PhD candidate Rose Zhang receives Nan Lin Graduate Student Paper Award



Congratulations to PhD candidate Rose Xueqing Zhang for winning the Nan Lin Graduate Student Paper Award from the International Chinese Sociological Association!

The Nan Lin Graduate Student Paper Award rewards young scholars engaging in innovative research on Chinese societies.

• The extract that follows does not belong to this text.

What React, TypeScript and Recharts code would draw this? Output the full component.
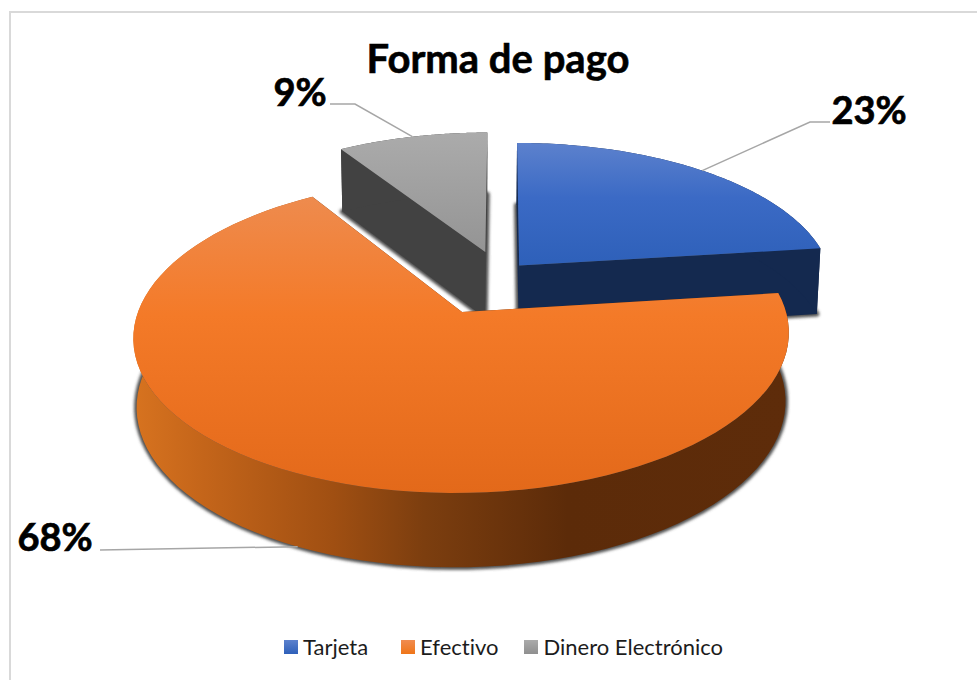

Rose was awarded this year for her paper, “Racing Against a Hidden Clock: The Prospective Motherhood Penalty and Gendered Ageism in China’s Workplace,” which investigates the prospective motherhood penalty encountered by women white-collar workers of childbearing age in China’s non-state-owned enterprises, regardless of their childbearing status.

The paper is a chapter from Rose’s PhD dissertation project, “Surviving in “996”: The Overworking White-collar Workers in Contemporary China.” Her project investigates how overwork regimes reinforce gendered career, manipulative organizational control, and worsen workers’ health and well-being.

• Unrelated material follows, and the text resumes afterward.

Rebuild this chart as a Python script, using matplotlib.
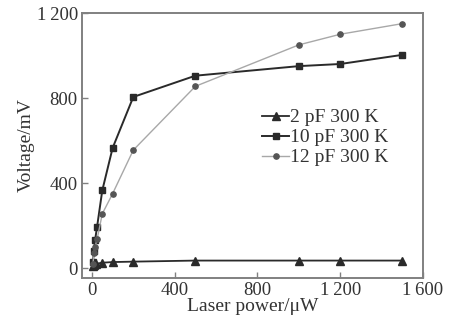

This study examines the prospective motherhood penalty encountered by women white-collar workers of childbearing age, regardless of their childbearing status, in China’s non-state-owned enterprises.

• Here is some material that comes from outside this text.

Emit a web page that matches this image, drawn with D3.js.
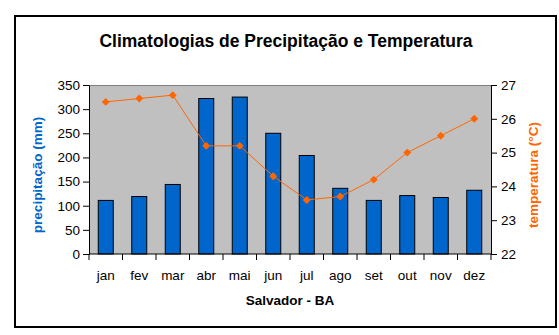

Drawing on 85 qualitative interviews with white-collar employees, this study identifies several intersecting factors that increase women’s vulnerability to the penalty, including age, marital status, sexual orientation, and gender expression.

This study reveals that white-collar women encounter an intersection of obstacles that I label the “gendered age trap”: prospective motherhood bias, a prevalent overwork culture, ageism, and societal expectations imposed on women. To navigate these multifaceted challenges, women adopt diverse strategies: those intending to have children employ strategic timing and planning, while those determined to remain childless—particularly childfree lesbian women—engage in strategic gender performance and identity negotiation. These strategies further illuminate the complexities of women’s workplace dilemmas.

Drawing on narratives from women of varied backgrounds, this study highlights that discrimination due to prospective motherhood affects not only mothers but women as a whole. These findings improve understanding of the prospective motherhood penalty and emphasize the importance of incorporating age-related cultural paradigms when studying women’s barriers in the workplace. Such paradigms may exacerbate tensions between work and family aspirations and amplify gender discrimination for women at particular career stages.